▶ [WHAT THIS TASK INVOLVES]: Scan the data below and report how many lines include the word "chart". Nothing else is wanted.

Plotting code records:
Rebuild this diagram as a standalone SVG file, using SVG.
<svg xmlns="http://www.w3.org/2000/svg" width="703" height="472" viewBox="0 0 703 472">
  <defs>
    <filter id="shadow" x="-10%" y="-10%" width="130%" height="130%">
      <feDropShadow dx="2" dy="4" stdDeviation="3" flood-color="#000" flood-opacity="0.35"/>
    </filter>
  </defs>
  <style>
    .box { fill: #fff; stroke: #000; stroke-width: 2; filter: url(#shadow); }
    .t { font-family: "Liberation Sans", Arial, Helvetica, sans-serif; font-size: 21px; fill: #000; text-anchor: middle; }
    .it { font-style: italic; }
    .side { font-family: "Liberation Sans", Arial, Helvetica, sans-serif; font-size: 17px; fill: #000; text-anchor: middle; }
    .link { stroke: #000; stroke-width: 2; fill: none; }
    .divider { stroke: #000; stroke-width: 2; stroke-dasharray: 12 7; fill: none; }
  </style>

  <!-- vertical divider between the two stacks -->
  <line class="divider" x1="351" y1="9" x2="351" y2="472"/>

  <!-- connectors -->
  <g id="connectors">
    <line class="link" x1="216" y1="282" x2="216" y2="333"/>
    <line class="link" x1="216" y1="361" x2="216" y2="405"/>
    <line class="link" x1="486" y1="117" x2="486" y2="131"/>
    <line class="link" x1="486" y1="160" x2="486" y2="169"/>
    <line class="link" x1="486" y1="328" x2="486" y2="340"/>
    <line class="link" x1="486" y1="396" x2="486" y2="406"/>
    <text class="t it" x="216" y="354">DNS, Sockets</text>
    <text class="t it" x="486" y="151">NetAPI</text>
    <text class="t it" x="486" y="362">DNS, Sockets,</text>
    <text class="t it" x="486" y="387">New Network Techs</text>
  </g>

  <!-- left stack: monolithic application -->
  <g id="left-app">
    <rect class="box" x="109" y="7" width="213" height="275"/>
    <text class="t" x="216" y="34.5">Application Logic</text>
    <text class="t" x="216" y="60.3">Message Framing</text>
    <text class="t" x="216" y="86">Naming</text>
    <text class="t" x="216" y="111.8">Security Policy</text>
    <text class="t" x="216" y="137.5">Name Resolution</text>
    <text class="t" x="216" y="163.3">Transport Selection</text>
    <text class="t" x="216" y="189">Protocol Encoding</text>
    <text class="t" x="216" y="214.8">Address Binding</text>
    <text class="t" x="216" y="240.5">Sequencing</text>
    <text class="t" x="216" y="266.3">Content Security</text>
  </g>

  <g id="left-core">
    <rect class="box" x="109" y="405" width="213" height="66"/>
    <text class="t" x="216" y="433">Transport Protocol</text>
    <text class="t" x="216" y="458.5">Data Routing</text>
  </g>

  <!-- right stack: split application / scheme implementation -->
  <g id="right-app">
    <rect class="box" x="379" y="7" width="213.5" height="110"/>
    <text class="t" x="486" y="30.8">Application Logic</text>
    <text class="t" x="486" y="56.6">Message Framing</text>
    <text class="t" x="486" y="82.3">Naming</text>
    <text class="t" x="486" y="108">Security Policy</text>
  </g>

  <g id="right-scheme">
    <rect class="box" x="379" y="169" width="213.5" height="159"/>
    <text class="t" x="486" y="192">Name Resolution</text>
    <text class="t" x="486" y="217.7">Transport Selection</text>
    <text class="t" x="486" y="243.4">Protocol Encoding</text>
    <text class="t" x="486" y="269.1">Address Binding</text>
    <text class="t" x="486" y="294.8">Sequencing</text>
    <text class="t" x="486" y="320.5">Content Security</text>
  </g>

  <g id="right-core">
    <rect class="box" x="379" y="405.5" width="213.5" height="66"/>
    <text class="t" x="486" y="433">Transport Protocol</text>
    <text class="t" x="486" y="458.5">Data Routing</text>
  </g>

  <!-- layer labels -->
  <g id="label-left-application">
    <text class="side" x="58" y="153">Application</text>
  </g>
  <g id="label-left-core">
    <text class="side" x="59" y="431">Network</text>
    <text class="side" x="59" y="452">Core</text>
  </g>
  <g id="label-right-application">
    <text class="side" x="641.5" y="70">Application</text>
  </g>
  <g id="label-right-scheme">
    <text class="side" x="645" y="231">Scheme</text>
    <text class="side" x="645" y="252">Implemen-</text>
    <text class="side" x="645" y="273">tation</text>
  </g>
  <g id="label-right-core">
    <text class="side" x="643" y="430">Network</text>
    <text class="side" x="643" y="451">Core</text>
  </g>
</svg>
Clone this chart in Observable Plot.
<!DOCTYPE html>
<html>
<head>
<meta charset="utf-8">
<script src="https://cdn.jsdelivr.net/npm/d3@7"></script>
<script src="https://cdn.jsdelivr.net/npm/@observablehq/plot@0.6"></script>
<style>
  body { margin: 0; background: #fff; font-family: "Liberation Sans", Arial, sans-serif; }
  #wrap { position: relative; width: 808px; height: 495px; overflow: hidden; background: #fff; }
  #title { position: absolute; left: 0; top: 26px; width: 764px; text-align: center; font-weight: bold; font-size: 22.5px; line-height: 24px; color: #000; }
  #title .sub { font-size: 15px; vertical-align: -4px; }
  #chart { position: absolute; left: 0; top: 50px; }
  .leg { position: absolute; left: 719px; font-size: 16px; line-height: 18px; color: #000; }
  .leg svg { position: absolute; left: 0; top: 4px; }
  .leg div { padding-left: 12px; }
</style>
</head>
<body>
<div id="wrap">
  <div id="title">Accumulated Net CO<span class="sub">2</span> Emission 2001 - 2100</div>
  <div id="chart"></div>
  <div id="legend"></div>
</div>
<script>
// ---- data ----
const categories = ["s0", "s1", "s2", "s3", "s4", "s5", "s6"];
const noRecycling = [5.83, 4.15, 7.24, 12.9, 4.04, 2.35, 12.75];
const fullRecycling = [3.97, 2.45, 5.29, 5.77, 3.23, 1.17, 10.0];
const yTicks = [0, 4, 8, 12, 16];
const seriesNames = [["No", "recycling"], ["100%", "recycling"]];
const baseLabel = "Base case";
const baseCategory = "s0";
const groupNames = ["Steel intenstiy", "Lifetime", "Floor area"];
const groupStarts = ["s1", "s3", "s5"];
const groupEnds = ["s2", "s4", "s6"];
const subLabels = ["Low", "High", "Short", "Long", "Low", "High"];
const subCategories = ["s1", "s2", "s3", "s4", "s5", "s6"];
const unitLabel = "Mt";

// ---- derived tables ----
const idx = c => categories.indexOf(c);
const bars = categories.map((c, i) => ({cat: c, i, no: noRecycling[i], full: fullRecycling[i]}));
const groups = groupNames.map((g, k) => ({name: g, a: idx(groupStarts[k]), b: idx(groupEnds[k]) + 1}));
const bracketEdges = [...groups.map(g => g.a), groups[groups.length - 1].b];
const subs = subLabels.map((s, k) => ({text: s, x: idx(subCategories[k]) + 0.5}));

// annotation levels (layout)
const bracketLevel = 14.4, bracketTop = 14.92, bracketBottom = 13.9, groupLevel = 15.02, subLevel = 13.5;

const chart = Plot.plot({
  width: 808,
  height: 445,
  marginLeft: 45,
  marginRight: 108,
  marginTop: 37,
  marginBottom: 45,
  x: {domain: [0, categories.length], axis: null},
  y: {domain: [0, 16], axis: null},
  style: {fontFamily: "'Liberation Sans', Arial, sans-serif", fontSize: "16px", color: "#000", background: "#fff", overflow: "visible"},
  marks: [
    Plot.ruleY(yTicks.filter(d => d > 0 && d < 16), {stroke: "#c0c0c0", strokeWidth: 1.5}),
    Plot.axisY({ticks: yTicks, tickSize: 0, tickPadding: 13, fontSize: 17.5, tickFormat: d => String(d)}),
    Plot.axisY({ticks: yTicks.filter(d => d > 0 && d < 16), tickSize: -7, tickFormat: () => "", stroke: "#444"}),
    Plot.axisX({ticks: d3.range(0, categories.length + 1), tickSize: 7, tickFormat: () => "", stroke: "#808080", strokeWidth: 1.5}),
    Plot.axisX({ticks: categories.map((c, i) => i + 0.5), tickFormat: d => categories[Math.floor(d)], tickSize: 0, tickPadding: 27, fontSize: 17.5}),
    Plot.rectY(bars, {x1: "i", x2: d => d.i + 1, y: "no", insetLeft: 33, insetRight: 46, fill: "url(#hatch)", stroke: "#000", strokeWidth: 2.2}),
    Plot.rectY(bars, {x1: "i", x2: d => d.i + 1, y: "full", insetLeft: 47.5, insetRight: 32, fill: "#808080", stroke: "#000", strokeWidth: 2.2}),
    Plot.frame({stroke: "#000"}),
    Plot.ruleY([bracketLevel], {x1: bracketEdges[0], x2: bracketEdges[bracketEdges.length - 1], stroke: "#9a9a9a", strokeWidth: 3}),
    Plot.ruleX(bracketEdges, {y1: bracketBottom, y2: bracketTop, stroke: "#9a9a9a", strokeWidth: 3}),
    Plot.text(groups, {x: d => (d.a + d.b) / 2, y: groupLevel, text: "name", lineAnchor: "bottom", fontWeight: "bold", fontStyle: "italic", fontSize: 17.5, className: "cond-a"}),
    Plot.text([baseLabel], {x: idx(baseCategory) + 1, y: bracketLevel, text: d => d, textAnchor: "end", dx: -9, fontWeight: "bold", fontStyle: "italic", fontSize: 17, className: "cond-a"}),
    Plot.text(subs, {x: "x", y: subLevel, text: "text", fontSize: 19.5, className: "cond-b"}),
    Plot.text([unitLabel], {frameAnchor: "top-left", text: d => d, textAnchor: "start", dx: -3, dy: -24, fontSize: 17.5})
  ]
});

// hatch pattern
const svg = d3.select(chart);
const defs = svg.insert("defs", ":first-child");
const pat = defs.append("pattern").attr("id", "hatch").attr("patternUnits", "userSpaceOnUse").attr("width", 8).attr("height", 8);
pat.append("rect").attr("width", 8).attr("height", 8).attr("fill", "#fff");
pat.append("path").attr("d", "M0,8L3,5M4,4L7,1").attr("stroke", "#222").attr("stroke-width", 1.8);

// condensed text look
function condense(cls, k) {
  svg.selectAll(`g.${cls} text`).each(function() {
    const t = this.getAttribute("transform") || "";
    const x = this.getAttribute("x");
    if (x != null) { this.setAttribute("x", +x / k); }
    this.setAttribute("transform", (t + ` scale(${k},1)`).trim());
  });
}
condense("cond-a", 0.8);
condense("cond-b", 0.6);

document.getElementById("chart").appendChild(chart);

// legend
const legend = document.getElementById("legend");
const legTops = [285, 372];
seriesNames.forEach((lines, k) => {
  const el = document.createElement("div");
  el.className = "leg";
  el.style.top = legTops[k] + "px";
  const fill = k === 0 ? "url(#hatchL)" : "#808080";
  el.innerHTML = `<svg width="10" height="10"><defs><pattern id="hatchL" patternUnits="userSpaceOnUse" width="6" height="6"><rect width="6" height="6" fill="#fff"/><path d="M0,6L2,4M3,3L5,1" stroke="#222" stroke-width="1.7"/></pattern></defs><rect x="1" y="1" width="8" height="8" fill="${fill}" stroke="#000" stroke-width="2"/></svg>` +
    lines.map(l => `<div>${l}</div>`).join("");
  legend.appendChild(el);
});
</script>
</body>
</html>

▶ [COMPLETE RESPONSE]: 6